Output the material word for word. Leave each picture out.

**Charts and diagrams as code:**

============

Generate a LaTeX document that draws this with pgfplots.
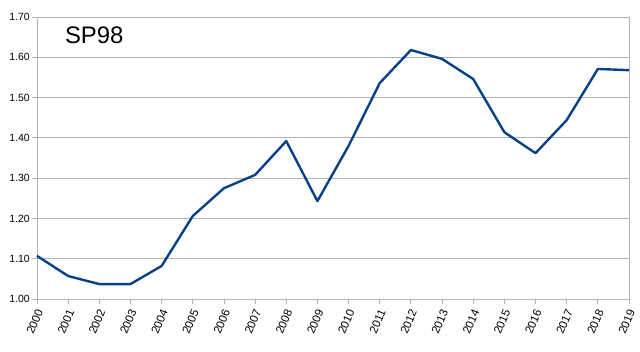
\documentclass[border=0pt]{standalone}
\usepackage{fontspec}
\setmainfont{Liberation Sans}
\usepackage{pgfplots}
\pgfplotsset{compat=1.18}
\usetikzlibrary{calc}
\definecolor{linec}{RGB}{10,64,135}
\definecolor{gridc}{RGB}{180,180,180}
\begin{document}
\begin{tikzpicture}
\begin{axis}[
  scale only axis,
  width=592bp, height=282bp,
  xmin=2000, xmax=2019,
  ymin=1.0, ymax=1.7,
  xtick={2000,...,2019},
  ytick={1.0,1.1,...,1.75},
  ymajorgrids,
  major grid style={gridc, line width=0.8bp},
  axis line style={gridc, line width=0.8bp},
  tick style={gridc, line width=0.8bp},
  tick align=outside,
  major tick length=5bp,
  xtick pos=bottom, ytick pos=left,
  /pgf/number format/assume math mode=true,
  x tick label style={/pgf/number format/1000 sep={}, xshift=4bp, yshift=-3bp, rotate=67, anchor=east, font=\fontsize{11.5}{13}\selectfont, inner sep=3bp},
  y tick label style={/pgf/number format/.cd, fixed, fixed zerofill, precision=2, /tikz/.cd, font=\fontsize{10.5}{12}\selectfont, inner sep=2bp},
  clip=false,
]
\addplot[linec, line width=2.4bp, line join=round] coordinates {
(2000,1.107) (2001,1.057) (2002,1.037) (2003,1.037) (2004,1.082)
(2005,1.206) (2006,1.275) (2007,1.308) (2008,1.392) (2009,1.243)
(2010,1.380) (2011,1.536) (2012,1.618) (2013,1.596) (2014,1.546)
(2015,1.414) (2016,1.362) (2017,1.444) (2018,1.571) (2019,1.568)
};
\node[anchor=north west, inner sep=0pt, font=\fontsize{24}{28}\selectfont] at (rel axis cs:0.047,0.965) {SP98};
\end{axis}
\pgfresetboundingbox
\useasboundingbox ($(current axis.south west)+(-37bp,-53bp)$) rectangle ($(current axis.north east)+(11bp,17bp)$);
\end{tikzpicture}
\end{document}
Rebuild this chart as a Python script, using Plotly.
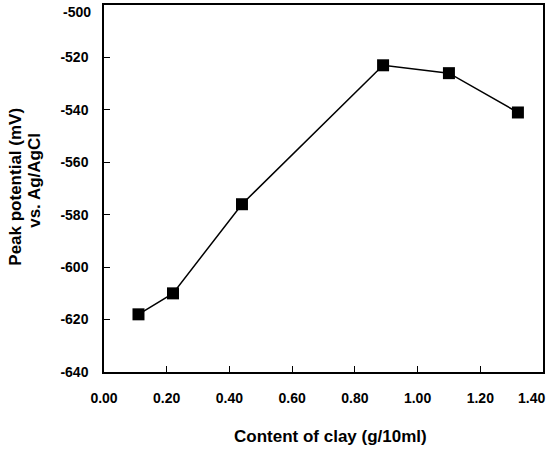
import plotly.graph_objects as go

clay_content = [0.11, 0.22, 0.44, 0.89, 1.10, 1.32]
peak_potential = [-618, -610, -576, -523, -526, -541]

x_tick_vals = [0.0, 0.2, 0.4, 0.6, 0.8, 1.0, 1.2, 1.4]
x_tick_text = ["0.00", "0.20", "0.40", "0.60", "0.80", "1.00", "1.20", "1.40"]
y_tick_vals = [-640, -620, -600, -580, -560, -540, -520, -500]
y_tick_text = [str(v) for v in y_tick_vals]

x_title = "Content of clay (g/10ml)"
y_title_line1 = "Peak potential (mV)"
y_title_line2 = "vs. Ag/AgCl"

font_family = "Liberation Sans, Arial, sans-serif"
tick_font = dict(size=14, family=font_family, weight="bold", color="black")

fig = go.Figure()
fig.add_trace(go.Scatter(
    x=clay_content, y=peak_potential, mode="lines+markers",
    line=dict(color="black", width=1.5),
    marker=dict(symbol="square", size=12, color="black"),
    showlegend=False, cliponaxis=False,
))

axis_common = dict(
    ticks="inside", ticklen=6, tickwidth=1.2, tickcolor="black",
    showline=True, linecolor="black", linewidth=1.5, mirror=True,
    showgrid=False, zeroline=False, automargin=False,
    ticklabeloverflow="allow", tickfont=tick_font,
)

# edge labels (last x label, top y label) are drawn as annotations so they stay inside the page
x_text_axis = x_tick_text[:-1] + [""]
y_text_axis = y_tick_text[:-1] + [""]

fig.update_layout(
    width=548, height=449,
    margin=dict(l=104, r=5, t=5, b=77),
    paper_bgcolor="white", plot_bgcolor="white",
    font=dict(family=font_family, color="black"),
    xaxis=dict(range=[0, 1.4], tickvals=x_tick_vals, ticktext=x_text_axis,
               ticklabelstandoff=12, **axis_common),
    yaxis=dict(range=[-640, -500], tickvals=y_tick_vals, ticktext=y_text_axis,
               ticklabelstandoff=11, **axis_common),
    annotations=[
        dict(text=x_tick_text[-1], xref="x", yref="y", x=x_tick_vals[-1], y=y_tick_vals[0],
             xanchor="right", yanchor="middle", xshift=4, yshift=-26,
             showarrow=False, font=tick_font),
        dict(text=y_tick_text[-1], xref="x", yref="y", x=x_tick_vals[0], y=y_tick_vals[-1],
             xanchor="right", yanchor="middle", xshift=-11, yshift=-7,
             showarrow=False, font=tick_font),
        dict(text="<b>" + x_title + "</b>", xref="paper", yref="paper",
             x=0.516, y=-0.177, showarrow=False, xanchor="center", yanchor="middle",
             font=dict(size=17, family=font_family)),
        dict(text="<b>" + y_title_line1 + "</b>", xref="paper", yref="paper",
             x=-0.2035, y=0.504, showarrow=False, textangle=-90,
             xanchor="center", yanchor="middle",
             font=dict(size=17, family=font_family)),
        dict(text="<b>" + y_title_line2 + "</b>", xref="paper", yref="paper",
             x=-0.160, y=0.523, showarrow=False, textangle=-90,
             xanchor="center", yanchor="middle",
             font=dict(size=17, family=font_family)),
    ],
)

fig.write_html("out.html", config={"displayModeBar": False},
               post_script="document.body.style.margin='0';")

============

**The answer:**
Generate a LaTeX document that draws this with pgfplots.
\documentclass[border=0pt]{standalone}
\usepackage{fontspec}
\setmainfont{Liberation Sans}
\usepackage{pgfplots}
\pgfplotsset{compat=1.18}
\usetikzlibrary{calc}
\definecolor{linec}{RGB}{10,64,135}
\definecolor{gridc}{RGB}{180,180,180}
\begin{document}
\begin{tikzpicture}
\begin{axis}[
  scale only axis,
  width=592bp, height=282bp,
  xmin=2000, xmax=2019,
  ymin=1.0, ymax=1.7,
  xtick={2000,...,2019},
  ytick={1.0,1.1,...,1.75},
  ymajorgrids,
  major grid style={gridc, line width=0.8bp},
  axis line style={gridc, line width=0.8bp},
  tick style={gridc, line width=0.8bp},
  tick align=outside,
  major tick length=5bp,
  xtick pos=bottom, ytick pos=left,
  /pgf/number format/assume math mode=true,
  x tick label style={/pgf/number format/1000 sep={}, xshift=4bp, yshift=-3bp, rotate=67, anchor=east, font=\fontsize{11.5}{13}\selectfont, inner sep=3bp},
  y tick label style={/pgf/number format/.cd, fixed, fixed zerofill, precision=2, /tikz/.cd, font=\fontsize{10.5}{12}\selectfont, inner sep=2bp},
  clip=false,
]
\addplot[linec, line width=2.4bp, line join=round] coordinates {
(2000,1.107) (2001,1.057) (2002,1.037) (2003,1.037) (2004,1.082)
(2005,1.206) (2006,1.275) (2007,1.308) (2008,1.392) (2009,1.243)
(2010,1.380) (2011,1.536) (2012,1.618) (2013,1.596) (2014,1.546)
(2015,1.414) (2016,1.362) (2017,1.444) (2018,1.571) (2019,1.568)
};
\node[anchor=north west, inner sep=0pt, font=\fontsize{24}{28}\selectfont] at (rel axis cs:0.047,0.965) {SP98};
\end{axis}
\pgfresetboundingbox
\useasboundingbox ($(current axis.south west)+(-37bp,-53bp)$) rectangle ($(current axis.north east)+(11bp,17bp)$);
\end{tikzpicture}
\end{document}
Rebuild this chart as a Python script, using Plotly.
import plotly.graph_objects as go

clay_content = [0.11, 0.22, 0.44, 0.89, 1.10, 1.32]
peak_potential = [-618, -610, -576, -523, -526, -541]

x_tick_vals = [0.0, 0.2, 0.4, 0.6, 0.8, 1.0, 1.2, 1.4]
x_tick_text = ["0.00", "0.20", "0.40", "0.60", "0.80", "1.00", "1.20", "1.40"]
y_tick_vals = [-640, -620, -600, -580, -560, -540, -520, -500]
y_tick_text = [str(v) for v in y_tick_vals]

x_title = "Content of clay (g/10ml)"
y_title_line1 = "Peak potential (mV)"
y_title_line2 = "vs. Ag/AgCl"

font_family = "Liberation Sans, Arial, sans-serif"
tick_font = dict(size=14, family=font_family, weight="bold", color="black")

fig = go.Figure()
fig.add_trace(go.Scatter(
    x=clay_content, y=peak_potential, mode="lines+markers",
    line=dict(color="black", width=1.5),
    marker=dict(symbol="square", size=12, color="black"),
    showlegend=False, cliponaxis=False,
))

axis_common = dict(
    ticks="inside", ticklen=6, tickwidth=1.2, tickcolor="black",
    showline=True, linecolor="black", linewidth=1.5, mirror=True,
    showgrid=False, zeroline=False, automargin=False,
    ticklabeloverflow="allow", tickfont=tick_font,
)

# edge labels (last x label, top y label) are drawn as annotations so they stay inside the page
x_text_axis = x_tick_text[:-1] + [""]
y_text_axis = y_tick_text[:-1] + [""]

fig.update_layout(
    width=548, height=449,
    margin=dict(l=104, r=5, t=5, b=77),
    paper_bgcolor="white", plot_bgcolor="white",
    font=dict(family=font_family, color="black"),
    xaxis=dict(range=[0, 1.4], tickvals=x_tick_vals, ticktext=x_text_axis,
               ticklabelstandoff=12, **axis_common),
    yaxis=dict(range=[-640, -500], tickvals=y_tick_vals, ticktext=y_text_axis,
               ticklabelstandoff=11, **axis_common),
    annotations=[
        dict(text=x_tick_text[-1], xref="x", yref="y", x=x_tick_vals[-1], y=y_tick_vals[0],
             xanchor="right", yanchor="middle", xshift=4, yshift=-26,
             showarrow=False, font=tick_font),
        dict(text=y_tick_text[-1], xref="x", yref="y", x=x_tick_vals[0], y=y_tick_vals[-1],
             xanchor="right", yanchor="middle", xshift=-11, yshift=-7,
             showarrow=False, font=tick_font),
        dict(text="<b>" + x_title + "</b>", xref="paper", yref="paper",
             x=0.516, y=-0.177, showarrow=False, xanchor="center", yanchor="middle",
             font=dict(size=17, family=font_family)),
        dict(text="<b>" + y_title_line1 + "</b>", xref="paper", yref="paper",
             x=-0.2035, y=0.504, showarrow=False, textangle=-90,
             xanchor="center", yanchor="middle",
             font=dict(size=17, family=font_family)),
        dict(text="<b>" + y_title_line2 + "</b>", xref="paper", yref="paper",
             x=-0.160, y=0.523, showarrow=False, textangle=-90,
             xanchor="center", yanchor="middle",
             font=dict(size=17, family=font_family)),
    ],
)

fig.write_html("out.html", config={"displayModeBar": False},
               post_script="document.body.style.margin='0';")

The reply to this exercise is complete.